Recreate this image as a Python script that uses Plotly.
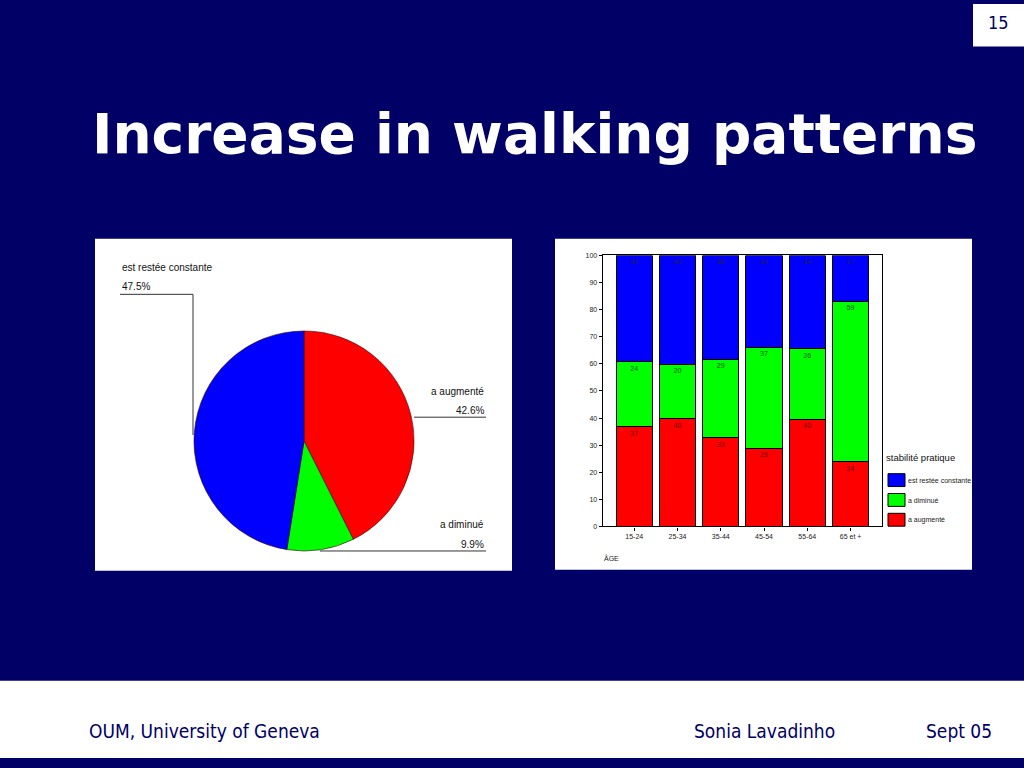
import plotly.graph_objects as go

# ---------------- data ----------------
pie_labels = ["a augmenté", "a diminué", "est restée constante"]
pie_values = [42.6, 9.9, 47.5]
pie_colors = ["#ff0000", "#00ff00", "#0000ff"]

age_groups = ["15-24", "25-34", "35-44", "45-54", "55-64", "65 et +"]
augmente = [36.8, 39.8, 32.7, 28.9, 39.5, 23.9]
diminue = [24.0, 20.0, 28.9, 37.2, 26.1, 59.1]
constante = [39.2, 40.2, 38.4, 33.9, 34.4, 17.0]

bar_series = [
    ("a augmenté", augmente, "#ff0000", "#6a0000"),
    ("a diminué", diminue, "#00ff00", "#005000"),
    ("est restée constante", constante, "#0000ff", "#202040"),
]
y_ticks = list(range(0, 101, 10))

W, H = 1024, 768
NAVY = "#000066"


def px(x):
    return x / W


def py(y):
    return 1 - y / H


fig = go.Figure()

# ---------------- pie ----------------
fig.add_trace(go.Pie(
    labels=pie_labels, values=pie_values, sort=False, direction="clockwise",
    rotation=0, textinfo="none", hoverinfo="label+percent", showlegend=False,
    marker=dict(colors=pie_colors, line=dict(color="#300000", width=0.6)),
    domain=dict(x=[px(193), px(415)], y=[py(552), py(330)]),
))

# ---------------- bars ----------------
for name, vals, col, tcol in bar_series:
    fig.add_trace(go.Bar(
        x=age_groups, y=vals, name=name, showlegend=False,
        marker=dict(color=col, line=dict(color="#000000", width=1)),
        text=[f"{v:.0f}" for v in vals], textposition="inside",
        insidetextanchor="end", textangle=0,
        textfont=dict(size=7, color=tcol, family="Liberation Sans, Arial, sans-serif"),
        width=0.84,
    ))

fig.update_layout(
    barmode="stack",
    width=W, height=H, margin=dict(l=0, r=0, t=0, b=0),
    paper_bgcolor=NAVY, plot_bgcolor="white",
    xaxis=dict(domain=[px(602.7), px(881.7)], range=[-0.73, 5.72],
               showline=True, linecolor="black", linewidth=1.2, mirror=True,
               ticks="outside", ticklen=3, tickcolor="black",
               tickfont=dict(size=7, color="#222", family="Liberation Sans, Arial, sans-serif"),
               showgrid=False, fixedrange=True),
    yaxis=dict(domain=[py(527.3), py(253.7)], range=[0, 100],
               tickvals=y_ticks, showline=True, linecolor="black", linewidth=1.2,
               mirror=True, ticks="outside", ticklen=3, tickcolor="black",
               tickfont=dict(size=7, color="#222", family="Liberation Sans, Arial, sans-serif"),
               showgrid=False, zeroline=False, fixedrange=True),
    font=dict(family="Liberation Sans, Arial, sans-serif"),
)

shapes = []
annotations = []

# white panels
shapes.append(dict(type="rect", xref="paper", yref="paper", x0=px(95), x1=px(512),
                   y0=py(572), y1=py(237), fillcolor="white", line=dict(width=0), layer="below"))
shapes.append(dict(type="rect", xref="paper", yref="paper", x0=px(555), x1=px(972),
                   y0=py(571), y1=py(237), fillcolor="white", line=dict(width=0), layer="below"))
# page number box
shapes.append(dict(type="rect", xref="paper", yref="paper", x0=px(973), x1=px(1024),
                   y0=py(43), y1=py(0), fillcolor="white", line=dict(width=0), layer="below"))
# footer band
shapes.append(dict(type="rect", xref="paper", yref="paper", x0=0, x1=1,
                   y0=py(761), y1=py(683), fillcolor="white", line=dict(width=0), layer="below"))

# pie leader lines
line_style = dict(color="#333333", width=1)
shapes.append(dict(type="path", xref="paper", yref="paper",
                   path=f"M {px(120)} {py(293)} L {px(193)} {py(293)} L {px(193)} {py(435)}",
                   line=line_style))
shapes.append(dict(type="line", xref="paper", yref="paper", x0=px(414), x1=px(486),
                   y0=py(417), y1=py(417), line=line_style))
shapes.append(dict(type="line", xref="paper", yref="paper", x0=px(320), x1=px(486),
                   y0=py(552), y1=py(552), line=line_style))

pie_font = dict(size=10, color="#111", family="Liberation Sans, Arial, sans-serif")
pie_label_pos = {
    "est restée constante": (120, 266, 285, "left"),
    "a augmenté": (486, 391, 410, "right"),
    "a diminué": (486, 525, 545, "right"),
}
for lab, val in zip(pie_labels, pie_values):
    x, y1, y2, al = pie_label_pos[lab]
    annotations.append(dict(x=px(x), y=py(y1), xref="paper", yref="paper", text=lab,
                            showarrow=False, xanchor=al, yanchor="middle", font=pie_font))
    annotations.append(dict(x=px(x), y=py(y2), xref="paper", yref="paper", text=f"{val}%",
                            showarrow=False, xanchor=al, yanchor="middle", font=pie_font))

# bar chart axis title
annotations.append(dict(x=px(602), y=py(559), xref="paper", yref="paper", text="ÂGE",
                        showarrow=False, xanchor="left", yanchor="middle",
                        font=dict(size=7, color="#222", family="Liberation Sans, Arial, sans-serif")))

# custom legend (top to bottom: constante, diminué, augmenté)
annotations.append(dict(x=px(884), y=py(458), xref="paper", yref="paper", text="stabilité pratique",
                        showarrow=False, xanchor="left", yanchor="middle",
                        font=dict(size=9.5, color="#111", family="Liberation Sans, Arial, sans-serif")))
leg_rows = [474, 494, 514]
for (name, vals, col, tcol), top in zip(list(reversed(bar_series)), leg_rows):
    shapes.append(dict(type="rect", xref="paper", yref="paper", x0=px(888), x1=px(905),
                       y0=py(top + 13), y1=py(top), fillcolor=col,
                       line=dict(color="black", width=1)))
    annotations.append(dict(x=px(906), y=py(top + 7), xref="paper", yref="paper", text=name,
                            showarrow=False, xanchor="left", yanchor="middle",
                            font=dict(size=7, color="#222", family="Liberation Sans, Arial, sans-serif")))

# title
annotations.append(dict(x=px(534), y=py(131), xref="paper", yref="paper",
                        text="<b>Increase in walking patterns</b>", showarrow=False,
                        xanchor="center", yanchor="middle",
                        font=dict(size=55, color="white", family="DejaVu Sans, Verdana, sans-serif")))
# page number
annotations.append(dict(x=px(998), y=py(19), xref="paper", yref="paper", text="15",
                        showarrow=False, xanchor="center", yanchor="middle",
                        font=dict(size=18, color=NAVY, family="DejaVu Sans Condensed, Tahoma, sans-serif")))
# footer
foot_font = dict(size=19, color=NAVY, family="DejaVu Sans Condensed, Tahoma, sans-serif")
for txt, x in [("OUM, University of Geneva", 87), ("Sonia Lavadinho", 692), ("Sept 05", 924)]:
    annotations.append(dict(x=px(x), y=py(734), xref="paper", yref="paper", text=txt,
                            showarrow=False, xanchor="left", yanchor="middle", font=foot_font))

fig.update_layout(shapes=shapes, annotations=annotations)
fig.write_html("out.html", config={"displayModeBar": False},
               post_script="document.body.style.margin='0';document.body.style.overflow='hidden';")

Given exercise
Begin at the top of the material above and output each line exactly, stopping after the line that holds "fig = go.Figure()". Leave out pictures.

Exercise output
Recreate this image as a Python script that uses Plotly.
import plotly.graph_objects as go

# ---------------- data ----------------
pie_labels = ["a augmenté", "a diminué", "est restée constante"]
pie_values = [42.6, 9.9, 47.5]
pie_colors = ["#ff0000", "#00ff00", "#0000ff"]

age_groups = ["15-24", "25-34", "35-44", "45-54", "55-64", "65 et +"]
augmente = [36.8, 39.8, 32.7, 28.9, 39.5, 23.9]
diminue = [24.0, 20.0, 28.9, 37.2, 26.1, 59.1]
constante = [39.2, 40.2, 38.4, 33.9, 34.4, 17.0]

bar_series = [
    ("a augmenté", augmente, "#ff0000", "#6a0000"),
    ("a diminué", diminue, "#00ff00", "#005000"),
    ("est restée constante", constante, "#0000ff", "#202040"),
]
y_ticks = list(range(0, 101, 10))

W, H = 1024, 768
NAVY = "#000066"


def px(x):
    return x / W


def py(y):
    return 1 - y / H


fig = go.Figure()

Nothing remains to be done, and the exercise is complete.